И небрежно перелистнул страницу.
158
В нескольких сотнях миль оттуда, в Баварии, в небольшой деревне Нойхауз-ам-Шлирзее Бригитта Франк забрала своих младших из детского сада – в тот самый день, после казни.
– Мама явилась в весеннем платье с цветочными узорами и объявила нам, что отец ушел на небеса, – вспоминал Никлас. – Мои сестры и брат заплакали, а я молчал, потому что теперь я понимал: это произошло. Думаю, тогда и начался наш великий раскол, тогда я и начал отходить от своей семьи.
Спустя годы Никлас разыскал Сикста О’Коннора, капеллана, сопровождавшего Франка в тот спортивный зал. «Ваш отец шел на виселицу, улыбаясь, – сообщил ему капеллан. – Даже в тюремной камере Нюрнберга ваш отец испытывал страх перед вашей матерью».
Никлас никогда не забывал этот день и часто мысленно возвращался к нему. Мы вместе посетили опустевшее тюремное крыло Дворца правосудия, посидели в камере – в такой же был заключен его отец.
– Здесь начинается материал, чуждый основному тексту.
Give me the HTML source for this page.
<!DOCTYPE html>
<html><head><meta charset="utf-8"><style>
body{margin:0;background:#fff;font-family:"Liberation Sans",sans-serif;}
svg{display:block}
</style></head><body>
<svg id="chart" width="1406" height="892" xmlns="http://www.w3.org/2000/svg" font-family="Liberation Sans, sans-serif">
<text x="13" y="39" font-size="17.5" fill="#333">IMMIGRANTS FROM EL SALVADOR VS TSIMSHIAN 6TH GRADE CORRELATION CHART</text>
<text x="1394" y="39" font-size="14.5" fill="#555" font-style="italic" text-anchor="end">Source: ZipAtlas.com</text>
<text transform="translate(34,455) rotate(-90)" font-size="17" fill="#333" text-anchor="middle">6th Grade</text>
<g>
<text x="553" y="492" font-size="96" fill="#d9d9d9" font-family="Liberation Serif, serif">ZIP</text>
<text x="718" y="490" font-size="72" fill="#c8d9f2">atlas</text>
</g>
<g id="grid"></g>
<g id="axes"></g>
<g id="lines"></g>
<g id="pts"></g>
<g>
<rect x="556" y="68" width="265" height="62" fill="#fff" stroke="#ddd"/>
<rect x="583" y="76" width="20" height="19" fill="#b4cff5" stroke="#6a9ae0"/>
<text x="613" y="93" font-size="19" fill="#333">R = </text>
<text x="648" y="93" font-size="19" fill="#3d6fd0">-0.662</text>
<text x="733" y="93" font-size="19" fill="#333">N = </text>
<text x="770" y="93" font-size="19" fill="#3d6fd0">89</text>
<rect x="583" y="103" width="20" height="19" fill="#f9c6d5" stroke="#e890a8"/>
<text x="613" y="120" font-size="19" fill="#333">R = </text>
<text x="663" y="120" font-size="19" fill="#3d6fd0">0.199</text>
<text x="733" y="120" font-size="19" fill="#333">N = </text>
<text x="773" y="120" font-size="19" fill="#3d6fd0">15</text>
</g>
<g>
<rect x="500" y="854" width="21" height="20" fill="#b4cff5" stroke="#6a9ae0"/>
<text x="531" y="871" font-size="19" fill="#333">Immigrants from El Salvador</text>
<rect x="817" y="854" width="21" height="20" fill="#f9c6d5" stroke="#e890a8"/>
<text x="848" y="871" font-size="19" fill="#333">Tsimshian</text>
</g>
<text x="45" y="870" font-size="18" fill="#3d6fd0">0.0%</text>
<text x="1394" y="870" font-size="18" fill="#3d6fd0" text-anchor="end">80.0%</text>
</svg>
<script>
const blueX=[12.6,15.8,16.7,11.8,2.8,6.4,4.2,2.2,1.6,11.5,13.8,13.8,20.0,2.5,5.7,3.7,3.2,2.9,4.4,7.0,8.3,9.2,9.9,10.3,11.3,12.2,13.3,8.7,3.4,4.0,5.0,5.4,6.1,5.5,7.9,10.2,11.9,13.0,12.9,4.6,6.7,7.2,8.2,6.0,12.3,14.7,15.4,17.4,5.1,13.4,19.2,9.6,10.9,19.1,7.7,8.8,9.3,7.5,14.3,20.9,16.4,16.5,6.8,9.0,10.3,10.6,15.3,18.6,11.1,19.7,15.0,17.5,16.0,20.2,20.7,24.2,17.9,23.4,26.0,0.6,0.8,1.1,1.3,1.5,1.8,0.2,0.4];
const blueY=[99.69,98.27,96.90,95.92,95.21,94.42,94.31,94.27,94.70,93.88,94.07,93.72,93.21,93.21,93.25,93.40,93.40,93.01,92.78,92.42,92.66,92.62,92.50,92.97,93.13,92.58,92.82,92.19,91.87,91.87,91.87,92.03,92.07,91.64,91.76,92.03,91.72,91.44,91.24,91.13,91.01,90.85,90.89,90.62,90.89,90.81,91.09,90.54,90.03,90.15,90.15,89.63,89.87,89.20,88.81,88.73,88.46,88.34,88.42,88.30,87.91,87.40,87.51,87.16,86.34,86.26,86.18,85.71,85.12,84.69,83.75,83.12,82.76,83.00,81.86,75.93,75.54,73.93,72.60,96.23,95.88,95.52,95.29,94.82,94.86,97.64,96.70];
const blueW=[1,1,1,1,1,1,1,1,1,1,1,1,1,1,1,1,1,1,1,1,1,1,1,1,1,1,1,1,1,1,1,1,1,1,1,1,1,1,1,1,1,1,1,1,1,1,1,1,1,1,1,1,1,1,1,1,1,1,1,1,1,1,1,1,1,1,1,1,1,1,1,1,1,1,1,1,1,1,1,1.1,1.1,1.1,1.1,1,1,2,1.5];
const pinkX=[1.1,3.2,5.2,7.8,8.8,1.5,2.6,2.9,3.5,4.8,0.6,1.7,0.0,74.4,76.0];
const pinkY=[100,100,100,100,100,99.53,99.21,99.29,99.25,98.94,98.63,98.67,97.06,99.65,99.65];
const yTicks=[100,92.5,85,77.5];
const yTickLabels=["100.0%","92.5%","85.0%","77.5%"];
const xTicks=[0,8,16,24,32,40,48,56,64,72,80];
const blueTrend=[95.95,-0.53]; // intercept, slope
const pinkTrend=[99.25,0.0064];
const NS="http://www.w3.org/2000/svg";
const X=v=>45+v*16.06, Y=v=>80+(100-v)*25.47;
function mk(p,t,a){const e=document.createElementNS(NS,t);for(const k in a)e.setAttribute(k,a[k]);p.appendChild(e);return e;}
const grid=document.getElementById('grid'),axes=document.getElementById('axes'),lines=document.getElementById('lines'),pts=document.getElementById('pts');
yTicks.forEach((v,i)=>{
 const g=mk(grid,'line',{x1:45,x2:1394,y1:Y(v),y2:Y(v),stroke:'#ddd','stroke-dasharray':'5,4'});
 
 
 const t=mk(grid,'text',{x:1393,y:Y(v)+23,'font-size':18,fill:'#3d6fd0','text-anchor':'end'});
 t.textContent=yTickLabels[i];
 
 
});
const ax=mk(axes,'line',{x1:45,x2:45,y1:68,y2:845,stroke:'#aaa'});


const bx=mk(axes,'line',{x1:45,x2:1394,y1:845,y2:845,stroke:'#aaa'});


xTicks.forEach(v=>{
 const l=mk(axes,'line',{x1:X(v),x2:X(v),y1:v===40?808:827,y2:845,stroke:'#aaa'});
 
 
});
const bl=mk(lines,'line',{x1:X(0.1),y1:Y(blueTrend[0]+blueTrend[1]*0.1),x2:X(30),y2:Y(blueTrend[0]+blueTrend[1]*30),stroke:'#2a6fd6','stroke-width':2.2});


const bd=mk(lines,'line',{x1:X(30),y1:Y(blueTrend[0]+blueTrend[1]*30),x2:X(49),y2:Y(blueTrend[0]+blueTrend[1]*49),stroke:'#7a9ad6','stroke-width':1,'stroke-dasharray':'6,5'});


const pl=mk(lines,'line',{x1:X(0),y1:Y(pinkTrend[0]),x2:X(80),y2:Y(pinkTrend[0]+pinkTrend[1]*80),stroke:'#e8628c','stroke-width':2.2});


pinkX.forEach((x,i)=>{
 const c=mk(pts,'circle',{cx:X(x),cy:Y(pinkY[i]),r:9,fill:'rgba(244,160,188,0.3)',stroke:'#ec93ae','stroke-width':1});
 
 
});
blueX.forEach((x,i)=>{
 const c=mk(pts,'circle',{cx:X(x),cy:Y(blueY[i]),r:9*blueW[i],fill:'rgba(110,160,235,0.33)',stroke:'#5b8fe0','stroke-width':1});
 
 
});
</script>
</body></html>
– Вот еще занятная подробность, – сказал Никлас. – Когда за отцом пришли, чтобы вести его на виселицу, когда открыли дверь, застали его на коленях.
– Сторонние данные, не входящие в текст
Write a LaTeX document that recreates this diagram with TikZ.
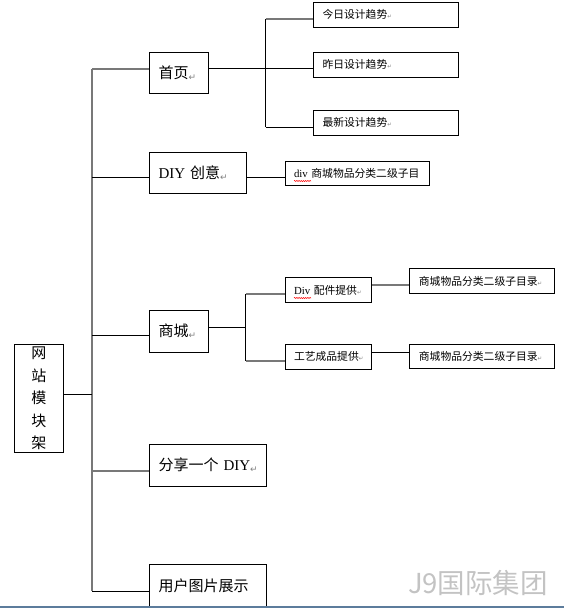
\documentclass[tikz,border=0pt]{standalone}
\usepackage{fontspec}
\setmainfont{Liberation Serif}
\newfontfamily\cjk{Noto Sans CJK SC}
\newfontfamily\dv{DejaVu Sans}
\usetikzlibrary{decorations.pathmorphing,calc}
\definecolor{lgray}{RGB}{120,120,120}
\definecolor{wmgray}{RGB}{195,195,195}
\definecolor{bline}{RGB}{92,124,156}
\newcommand\pmark{{\dv\fontsize{9}{9}\selectfont\color{gray}\raisebox{-1.5pt}{↵}}}
\newcommand\smark{{\dv\fontsize{5.5}{5.5}\selectfont\color{gray}↵}}
\begin{document}
\begin{tikzpicture}[x=1pt,y=-1pt,
  box/.style={draw=black, line width=1pt, rectangle, anchor=west, inner xsep=9pt, inner ysep=0pt, align=left},
  bigtxt/.style={font=\fontsize{15}{18}\selectfont},
  smalltxt/.style={font=\fontsize{10.8}{12}\selectfont},
  blk/.style={draw=black, line width=1pt},
  gry/.style={draw=lgray, line width=1.7pt},
  wavy/.style={draw=red, line width=0.5pt, decorate, decoration={snake, amplitude=0.6pt, segment length=2.2pt}}
]
\useasboundingbox (0,0) rectangle (564,608);

% root
\node[draw=black, line width=1pt, rectangle, inner sep=0pt, minimum width=49.7, minimum height=108,
      align=center, font=\fontsize{15}{22.5}\selectfont\cjk] (root) at (38.9,398.3)
  {网\\站\\模\\块\\架};

% first level
\node[box, bigtxt, text width=40.5, minimum height=41.4] (home) at (149,73) {{\cjk 首页}\pmark};
\node[box, bigtxt, text width=78.7, minimum height=41.4] (diy) at (149,173) {DIY~{\cjk 创意}\pmark};
\node[box, bigtxt, text width=40.5, minimum height=42] (shop) at (149,331.3) {{\cjk 商城}\pmark};
\node[box, bigtxt, text width=98.5, minimum height=42] (share) at (149,465.3) {\mbox{{\cjk 分享一个}~DIY\pmark}};
\node[box, bigtxt, text width=98.5, minimum height=42.4] (user) at (149,585.5) {{\cjk 用户图片展示}};

% second level
\node[box, smalltxt, text width=126.5, minimum height=25] (h1) at (313,14.8) {{\cjk 今日设计趋势}\smark};
\node[box, smalltxt, text width=126.5, minimum height=25] (h2) at (313,64.8) {{\cjk 昨日设计趋势}\smark};
\node[box, smalltxt, text width=126.5, minimum height=25] (h3) at (313,122.7) {{\cjk 最新设计趋势}\smark};
\node[box, smalltxt, text width=126.3, minimum height=24] (d1) at (284.5,173) {div {\cjk 商城物品分类二级子目}};
\node[box, smalltxt, text width=68.5, minimum height=24.6] (s1) at (284.5,290) {Div {\cjk 配件提供}\smark};
\node[box, smalltxt, text width=68.5, minimum height=25] (s2) at (284.5,356.8) {{\cjk 工艺成品提供}\smark};
\node[box, smalltxt, text width=126.6, minimum height=24.6] (s1r) at (409.4,281) {{\cjk 商城物品分类二级子目录}\smark};
\node[box, smalltxt, text width=126.6, minimum height=24.7] (s2r) at (409.4,356.6) {{\cjk 商城物品分类二级子目录}\smark};

% watermark
\node[font=\fontsize{27.5}{27.5}\selectfont\cjk, text=wmgray, inner sep=0pt] (wm) at (478,583) {J9国际集团};

% trunk coordinates
\coordinate (ttop) at (92,69);
\coordinate (tdiy) at (92,177.3);
\coordinate (tshop) at (92,335.3);
\coordinate (troot) at (92,394);
\coordinate (tshare) at (92,470.7);
\coordinate (tbot) at (92,591.3);

\draw[gry] (ttop) -- (tbot);
\draw[gry] (ttop) -- (home.west |- ttop);
\draw[blk] (tdiy) -- (diy.west |- tdiy);
\draw[blk] (tshop) -- (shop.west |- tshop);
\draw[blk] (root.east |- troot) -- (troot);
\draw[gry] (tshare) -- (share.west |- tshare);
\draw[blk] (tbot) -- (user.west |- tbot);

% home bracket
\coordinate (hb) at (265.5,68.3);
\coordinate (hbt) at (265.5,19);
\coordinate (hbb) at (265.5,127);
\draw[blk] (home.east |- hb) -- (h2.west |- hb);
\draw[blk] (hbt) -- (hbb);
\draw[gry] (hbt) -- (h1.west |- hbt);
\draw[blk] (hbb) -- (h3.west |- hbb);

% diy
\coordinate (dl) at (265,177.3);
\draw[blk] (diy.east |- dl) -- (d1.west |- dl);

% shop bracket
\coordinate (sb) at (245.7,327);
\coordinate (sbt) at (245.7,294);
\coordinate (sbb) at (245.7,360.7);
\draw[blk] (shop.east |- sb) -- (sb);
\draw[blk] (sbt) -- (sbb);
\draw[gry] (sbt) -- (s1.west |- sbt);
\draw[gry] (sbb) -- (s2.west |- sbb);
\coordinate (r1) at (390,285.3);
\coordinate (r2) at (390,352.7);
\draw[gry] (s1.east |- r1) -- (s1r.west |- r1);
\draw[blk] (s2.east |- r2) -- (s2r.west |- r2);

% spell-check underlines
\draw[wavy] ($(d1.west)+(9.5,8)$) -- ++(17,0);
\draw[wavy] ($(s1.west)+(9.5,8)$) -- ++(17,0);

% bottom rule
\draw[draw=bline, line width=2pt] (0,607) -- (564,607);
\end{tikzpicture}
\end{document}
Никлас и сам опустился на колени, чтобы мне это продемонстрировать.
– Он сказал священнику: «Отче, когда я был маленьким, мама каждый день крестила меня перед уходом в школу». – Никлас перекрестился. – «Пожалуйста, перекрестите меня сейчас», – попросил он священника.
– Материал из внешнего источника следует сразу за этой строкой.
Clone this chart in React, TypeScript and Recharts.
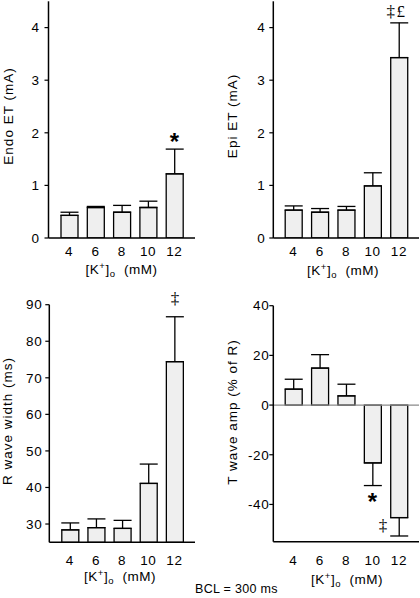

Никлас задумывался о том, было ли и это поведение отца показным.
– Возможно, в такой момент, незадолго до виселицы, до смерти… он знал, что не увидит ночь с 16 на 17 октября, и, возможно, это была действительно искренняя просьба, последний и единственный в его жизни честный поступок.
Никлас немного помолчал.
– Он хотел вернуться в невинное детство, стать снова тем, кем он был, когда мать крестила его.
Еще немного помолчав, Никлас добавил:
– Сейчас я впервые понял. Думаю, он хотел снова стать ребенком, тем, кто еще не совершил никаких преступлений.
Тем не менее Никлас был уверен в том, что частичному признанию вины, которое его отец сделал на суде, недоставало искренности, и не считал повешение слишком жестокой карой.
– В целом я противник смертной казни, – без лишних эмоций подытожил он, – однако не применительно к моему отцу.
В одном нашем разговоре Никлас припомнил письмо, написанное его отцом адвокату Зайдлю накануне казни.
– Он писал: «Я не преступник», – с отвращением процитировал Никлас. – Так что на самом деле он взял обратно все то, в чем признался на суде.
Когда мы обсуждали последнюю встречу отца с сыном, разговор Франка со священником, молчаливую мощь Бригитты Франк, Никлас сунул руку в нагрудный карман и вытащил кожаный бумажник.
– Он был преступником, – тихо проговорил он, доставая из бумажника маленькую черно-белую фотографию, потертую и потускневшую. Протянул ее мне.